Necesito que mi 7490 cuente, en 3 bits, 000, 001 y 010, y cuando llegue a 2 vuelva a empezar desde 0. No necesito el resto en 0's. Solo 0, 1 y 2.

Que hago? Como configuro el 7490?


----------



## Mandrake (May 27, 2009)

Facil, cuando el codigo es 011, el 7490 se resetea.

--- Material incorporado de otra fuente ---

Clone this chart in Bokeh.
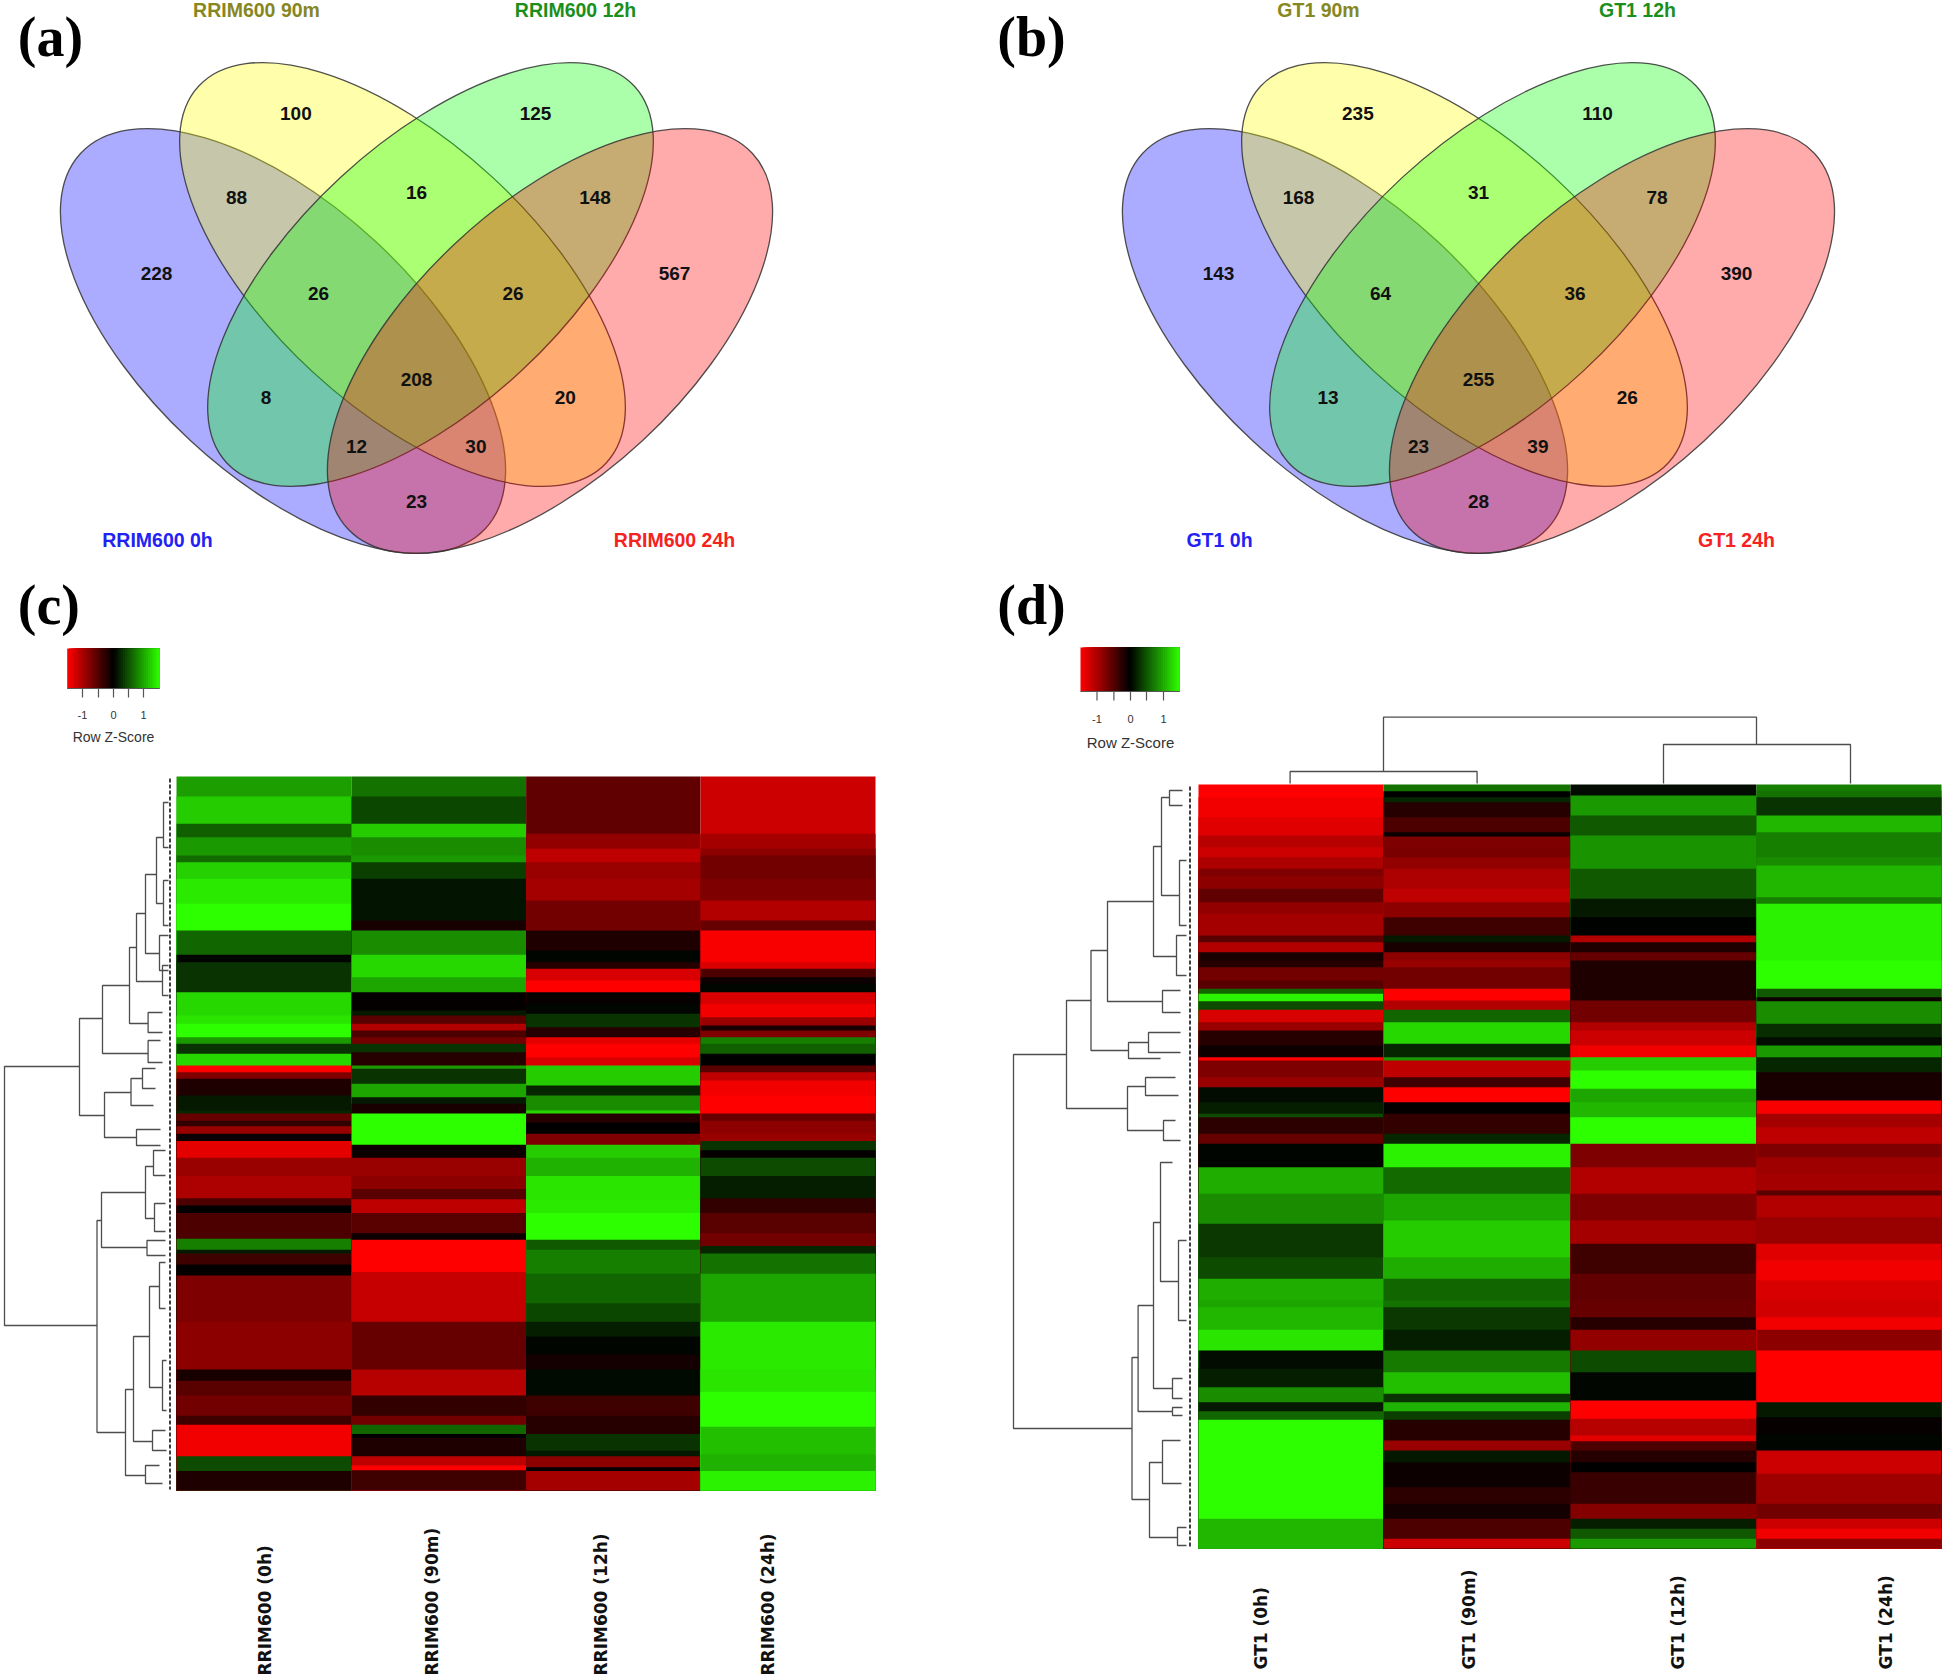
from bokeh.plotting import figure
from bokeh.models import Range1d
from bokeh.embed import file_html
from bokeh.resources import INLINE
from bokeh.core.properties import value
import math

WIDTH, HEIGHT = 1946, 1678

# ---------- Venn data ----------
venn_a = [100,125,88,16,148,228,26,26,567,8,208,20,12,30,23]
venn_b = [235,110,168,31,78,143,64,36,390,13,255,26,23,39,28]
labels_a = ["RRIM600 90m","RRIM600 12h","RRIM600 0h","RRIM600 24h"]
labels_b = ["GT1 90m","GT1 12h","GT1 0h","GT1 24h"]
label_colors = ["#87871f","#1b8f1b","#2222f5","#f52222"]
label_x = [256,575,157,674]
label_y = [9,9,539,539]
region_x = [295.4,535,236,416,594.5,156,318,512.6,674,265.6,416,564.7,356,475.4,416]
region_y = [113,113,197,192,197,273,293,293,273,397,378.5,397,445.6,445.6,501]
ell_x = [282.5,402,430,549.5]
ell_y = [340.5,274,274,340.5]
ell_w = [552,555,555,552]
ell_h = [272,265,265,272]
ell_angle = [-42.8,-42.7,42.7,42.8]
ell_color = ["#0000ff","#ffff00","#00ff00","#ff0000"]
B_SHIFT = 1062

# ---------- heatmap (c): (band end in crop units, z value) ----------
c_0h_u = [(78,.62),(160,.8),(200,.38),(255,.6),(275,.42),(325,.82),(400,.92),(480,1.0),(553,.4),(575,.02),(665,.2),
          (735,.85),(760,.9),(800,1.0),(820,.6),(850,.2),(885,.85),(905,-1),(925,-.5),(975,-.12),(1020,.1)]
c_90_u = [(78,.45),(160,.28),(200,.8),(255,.55),(275,.6),(325,.25),(450,.08),(480,-.1),(553,.55),(620,.85),(665,.65),
          (720,-.02),(735,.1),(760,-.35),(780,-.7),(800,-.3),(820,-.45),(845,.2),(885,-.15),(895,.6),(940,.2),(980,.65),(1000,.1),(1020,-.1)]
c_12_u = [(190,-.38),(235,-.58),(275,-.75),(325,-.6),(390,-.65),(480,-.45),(540,-.12),(575,.02),(595,-.15),(630,-.85),(665,-1),
          (700,-.03),(730,.03),(770,.2),(800,-.15),(820,-.9),(860,-1),(885,-.85),(945,.8),(975,.15),(1020,.55)]
c_24_u = [(190,-.8),(235,-.65),(255,-.55),(325,-.45),(390,-.5),(450,-.7),(480,-.4),(575,-.98),(595,-.85),(620,-.3),(640,-.05),(665,.03),
          (700,-.85),(740,-.95),(765,-.6),(780,-.1),(800,-.5),(820,.5),(850,.38),(885,0),(905,-.35),(930,-.75),(975,-.95),(1020,-1)]
c_0h_l = [(35,.15),(55,-.4),(70,-.2),(90,-.6),(110,-.05),(155,-.9),(205,-.6),(265,-.68),(285,-.3),(305,0),(375,-.3),(405,.5),(415,.1),
          (445,-.25),(475,-.02),(600,-.5),(730,-.55),(760,-.1),(800,-.35),(855,-.45),(880,-.25),(965,-.95),(1005,.3),(1058,-.12)]
c_90_l = [(35,-.1),(120,1.0),(155,-.05),(205,-.6),(240,-.55),(268,-.35),(305,-.75),(360,-.35),(378,-.05),(465,-1),(600,-.78),(730,-.4),
          (800,-.72),(855,-.2),(880,-.45),(905,.4),(915,0),(965,-.12),(990,-.75),(1003,-1),(1058,-.25)]
c_12_l = [(35,.85),(60,-.15),(90,0),(120,-.5),(155,.8),(205,.7),(270,.9),(305,.92),(378,1.0),(405,.35),(470,.5),(550,.4),(600,.28),(640,.12),
          (690,.02),(730,-.08),(800,.04),(855,-.25),(905,-.15),(950,.2),(965,.1),(995,-.55),(1005,-.02),(1058,-.65)]
c_24_l = [(35,-1),(55,-.4),(90,-.55),(110,-.6),(135,.2),(155,-.02),(205,.3),(265,.12),(305,-.2),(360,-.35),(395,-.45),(415,.15),(470,.45),
          (600,.65),(730,.92),(790,.9),(885,1.0),(960,.75),(1005,.7),(1058,.95)]

# ---------- heatmap (d) ----------
d_0h_1 = [(530,-1),(590,-.95),(645,-.88),(680,-.72),(710,-.8),(745,-.68),(765,-.5),(805,-.55),(845,-.38),(880,-.58),(945,-.65),(965,-.35),(995,-.7),(1020,-.1)]
d_0h_2 = [(20,-.15),(60,-.45),(85,-.35),(100,.4),(122,.95),(148,.3),(185,-.85),(210,-.6),(255,-.15),(290,-.05),(300,-1),(350,-.5),(380,-.6),(425,.05),
          (460,.12),(470,.3),(520,-.18),(550,-.4),(620,.02),(700,.68),(790,.55),(890,.22),(955,.3),(1020,.68)]
d_0h_3 = [(20,.65),(88,.72),(150,.9),(205,.05),(260,.12),(305,.55),(332,.1),(358,.4),(655,1.0),(745,.72)]
d_90_1 = [(512,.45),(530,0),(545,.15),(590,-.15),(635,-.3),(648,-.05),(680,-.5),(710,-.48),(745,-.58),(805,-.68),(845,-.75),(890,-.55),(945,-.25),(965,.1),(995,-.1),(1020,-.55)]
d_90_2 = [(20,-.6),(85,-.45),(120,-1),(148,-.7),(185,.4),(250,.85),(290,.15),(300,.6),(350,-.75),(380,-.25),(425,-1),(460,-.02),(520,-.2),(550,.15),(620,.95),
          (700,.42),(780,.65),(890,.8),(955,.68),(1020,.4)]
d_90_3 = [(20,.45),(88,.22),(150,.12),(215,.48),(280,.75),(305,.2),(332,.7),(358,.25),(420,-.15),(450,-.6),(485,.1),(560,-.05),(610,-.18),(655,-.08),(715,-.3),(745,-.8)]
d_12_1 = [(525,.05),(585,.6),(645,.35),(745,.58),(835,.35),(890,.1),(945,.01),(965,-.7),(995,-.12),(1020,-.4)]
d_12_2 = [(120,-.12),(185,-.45),(210,-.7),(255,-.8),(290,-.95),(330,.8),(385,1.0),(425,.65),(470,.72),(550,1.0),(620,-.5),(700,-.7),(780,-.5),(850,-.65),(940,-.25),(1020,-.38)]
d_12_3 = [(50,-.4),(88,-.15),(150,-.58),(215,.3),(300,.03),(355,-1),(405,-.72),(422,-.9),(450,-.3),(485,-.15),(515,0),(610,-.22),(655,-.52),(685,.12),(715,.35),(745,.6)]
d_24_1 = [(510,.5),(530,.45),(585,.2),(635,.72),(710,.5),(735,.55),(830,.72),(850,.5),(1020,.95)]
d_24_2 = [(85,1.0),(110,.35),(122,-.05),(190,.55),(230,.18),(255,.05),(290,.6),(335,.15),(420,-.1),(460,-.98),(500,-.65),(550,-.75),(590,-.5),(640,-.62),(690,-.65),(705,-.35),
          (770,-.7),(850,-.6),(900,-.88),(960,-.95),(1020,-.85)]
d_24_3 = [(50,-.82),(88,-.95),(150,-.55),(305,-1),(350,.1),(400,-.03),(450,.02),(520,-.8),(610,-.62),(655,-.45),(685,-.8),(715,-.95),(745,-.55)]

c_cols = ["RRIM600 (0h)","RRIM600 (90m)","RRIM600 (12h)","RRIM600 (24h)"]
d_cols = ["GT1 (0h)","GT1 (90m)","GT1 (12h)","GT1 (24h)"]
c_label_x = [264,431,600.6,767]
d_label_x = [1260,1468,1677,1885]

# dendrogram merges: height, upper leaf, lower leaf, upper child height, lower child height
c_tree = [(4,1066,1325,79,96.5),(79,1018,1115,102,104),(102,985,1053,129,147.6),(129,947,1023,136,147.6),(136,913,981,145,162),
          (145,874,953,156,159),(156,837,903,163,163),(163,802,847,168,168),(163,880,925,168,168),(159,935,970,168,168),(162,965,995,168,168),
          (147.6,1012,1032,162,162),(147.6,1040,1062,160,162),(104,1092,1137,130.5,136),(130.5,1078,1105,142,153),(136,1129,1145,160,160),
          (142,1068,1088,155,155),(96.5,1220,1432,101,125),(101,1192,1247,145,146.5),(145,1166,1218,153,154),(153,1150,1175,165,165),
          (154,1203,1231,165,165),(146.5,1240,1255,165,165),(125,1389,1475,133,145),(133,1336,1441,149,152),(149,1286,1387,159,162),
          (159,1262,1308,165,165),(162,1360,1410,166,166),(152,1430,1450,165,166),(145,1465,1483,159,162)]
d_tree = [(1013,1054,1428,1066,1131.5),(1066,1000,1108,1090.5,1127),(1090.5,950,1050,1107,1128),(1107,901,1001,1153,1162),
          (1153,846,956,1161,1176),(1161,797,895,1169,1179),(1169,790,805,1182,1182),(1179,860,925,1186,1186),(1176,935,975,1186,1186),
          (1162,990,1012,1180,1180),(1128,1042,1058,1148,1160),(1148,1032,1052,1180,1180),(1127,1086,1130,1145,1163),(1145,1077,1095,1175,1178),
          (1163,1120,1140,1175,1180),(1131.5,1357,1499,1137.6,1149),(1137.6,1305,1411,1153,1172),(1153,1222,1388,1160,1172),
          (1160,1162,1281,1172,1178),(1172,1378,1398,1182,1182),(1172,1407,1415,1182,1182),(1178,1240,1320,1186,1186),(1149,1462,1537,1162,1177),
          (1162,1440,1483,1180,1181),(1177,1527,1545,1186,1186)]
col_tree = [(716.7,1383,1756,771,744),(771,1289.6,1476.6,783,783),(744,1663,1850,783,783)]


def z_color(v):
    m = abs(v)
    if v < 0:
        return "#%02x%02x%02x" % (int(255*m), 0, 0)
    return "#%02x%02x%02x" % (int(46*m), int(255*m), 0)


p = figure(width=WIDTH, height=HEIGHT, x_range=Range1d(0, WIDTH), y_range=Range1d(HEIGHT, 0),
           toolbar_location=None, output_backend="svg", min_border=0, background_fill_color="white", border_fill_color="white")
p.axis.visible = False
p.grid.visible = False
p.outline_line_color = None

# Venn panels
for shift, counts, names in ((0, venn_a, labels_a), (B_SHIFT, venn_b, labels_b)):
    p.ellipse([x+shift for x in ell_x], ell_y, width=ell_w, height=ell_h, angle=ell_angle, angle_units="deg",
              fill_color=ell_color, fill_alpha=0.33, line_color="#333333", line_width=1.3, line_alpha=0.85)
    p.text([x+shift for x in region_x], region_y, text=[str(c) for c in counts], text_align="center", text_baseline="middle",
           text_font=value("Liberation Sans"), text_font_style="bold", text_font_size="19px", text_color="#111111")
    p.text([x+shift for x in label_x], label_y, text=names, text_align="center", text_baseline="middle",
           text_font=value("Liberation Sans"), text_font_style="bold", text_font_size="19.5px", text_color=label_colors)


def draw_heat(col_edges, top, bottom, columns):
    left, right, t, b, col = [], [], [], [], []
    for i, crops in enumerate(columns):
        prev = top
        for y0, scale, bands in crops:
            for end, v in bands:
                left.append(col_edges[i]); right.append(col_edges[i+1])
                t.append(prev); b.append(bottom); col.append(z_color(v))
                prev = min(bottom, y0 + end/scale)
    p.quad(left=left, right=right, top=t, bottom=b, fill_color=col, line_color=None)


draw_heat([176,351,525.6,700,875], 776, 1490, [
    [(770,3,c_0h_u),(1100,2.713,c_0h_l)], [(770,3,c_90_u),(1100,2.713,c_90_l)],
    [(770,3,c_12_u),(1100,2.713,c_12_l)], [(770,3,c_24_u),(1100,2.713,c_24_l)]])
draw_heat([1198,1383,1570,1756,1941], 784, 1548, [
    [(620,3,d_0h_1),(960,3,d_0h_2),(1300,3,d_0h_3)], [(620,3,d_90_1),(960,3,d_90_2),(1300,3,d_90_3)],
    [(620,3,d_12_1),(960,3,d_12_2),(1300,3,d_12_3)], [(620,3,d_24_1),(960,3,d_24_2),(1300,3,d_24_3)]])


def draw_row_tree(tree):
    xs, ys = [], []
    for h, a, b, ca, cb in tree:
        xs.append([ca, h, h, cb]); ys.append([a, a, b, b])
    p.multi_line(xs, ys, line_color="#4d4d4d", line_width=1.3)


draw_row_tree(c_tree)
draw_row_tree(d_tree)
p.multi_line([[a, a, b, b] for _, a, b, _, _ in col_tree], [[ca, h, h, cb] for h, _, _, ca, cb in col_tree],
             line_color="#4d4d4d", line_width=1.3)
p.line([169.5, 169.5], [778, 1489], line_color="#111111", line_width=1.6, line_dash="4 2")
p.line([1189.5, 1189.5], [786, 1547], line_color="#111111", line_width=1.6, line_dash="4 2")

p.text(c_label_x, [1675]*4, text=c_cols, angle=math.pi/2, text_align="left", text_baseline="middle",
       text_font=value("DejaVu Sans"), text_font_style="bold", text_font_size="17px", text_color="#111111")
p.text(d_label_x, [1669]*4, text=d_cols, angle=math.pi/2, text_align="left", text_baseline="middle",
       text_font=value("DejaVu Sans"), text_font_style="bold", text_font_size="17px", text_color="#111111")


def draw_key(x0, x1, y0, y1, ticks, tick_end, lab_y, title_y, title_size):
    n = 48
    lo = [x0 + (x1-x0)*i/n for i in range(n)]
    cols = [z_color(-1 + 2*(i+.5)/n) for i in range(n)]
    p.quad(left=lo, right=[x1]*n, top=y0, bottom=y1, fill_color=cols, line_color=None)
    p.segment(x0=ticks, x1=ticks, y0=[y1]*5, y1=[tick_end]*5, line_color="#555555", line_width=1.2)
    p.segment(x0=[x0], x1=[x1], y0=[y1], y1=[y1], line_color="#555555", line_width=1)
    p.text([ticks[0], ticks[2], ticks[4]], [lab_y]*3, text=["-1","0","1"], text_align="center", text_baseline="middle",
           text_font=value("Liberation Sans"), text_font_size="11px", text_color="#333333")
    p.text([ticks[2]], [title_y], text=["Row Z-Score"], text_align="center", text_baseline="middle",
           text_font=value("Liberation Sans"), text_font_size=title_size, text_color="#333333")


draw_key(66.7, 159, 648, 688, [82,98,113,128,143], 697, 714, 736, "14px")
draw_key(1080, 1179, 647, 691, [1096.5,1113.4,1130,1146,1163], 700, 718, 742, "15px")

p.text([50,1031,48.4,1031], [36,36,604,604], text=["(a)","(b)","(c)","(d)"], text_align="center", text_baseline="middle",
       text_font=value("Liberation Serif"), text_font_style="bold", text_font_size="56px", text_color="black")

open("out.html", "w").write(file_html(p, INLINE))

Si ese C.I. no tiene pin de reset, entonces busque otro que si lo tenga.


----------



## dAVIb (May 27, 2009)

Viendo el datasheet me parece que solo tienes que conectar las patillas qA yqB con las R01 y R02, una por cada patilla, asi te reseteara la cuenta cuando qA = qB = 1 (011).


----------



## marioxcc (May 27, 2009)

man05drake dijo:
			
		

> Facil, cuando el codigo es 011, el 7490 se resetea.
> 
> Si ese C.I. no tiene pin de reset, entonces busque otro que si lo tenga.


Extiendo ese comentario:
Si tiene el susodicho pin se hace así:
Llamemos a A y B a los pines que nos dan la salida del contador, en especial, sus bits menos significativos (LSB).
Si el CI tiene un pin de reset, entonces aplican una compuerta Y (AND) en los pines A y B, y la salida la conectas a reset.


----------



## dAVIb (May 28, 2009)

Hola Marioxcc, en este modelo de contador no hace falta usar ninguna puerta AND, el incorpora una NAND para permitir la activacion tanto del reset a 0, como el set a 9 (rO_1 y rO_2 para el 0, r9_1 y r9_2 para el 9)


----------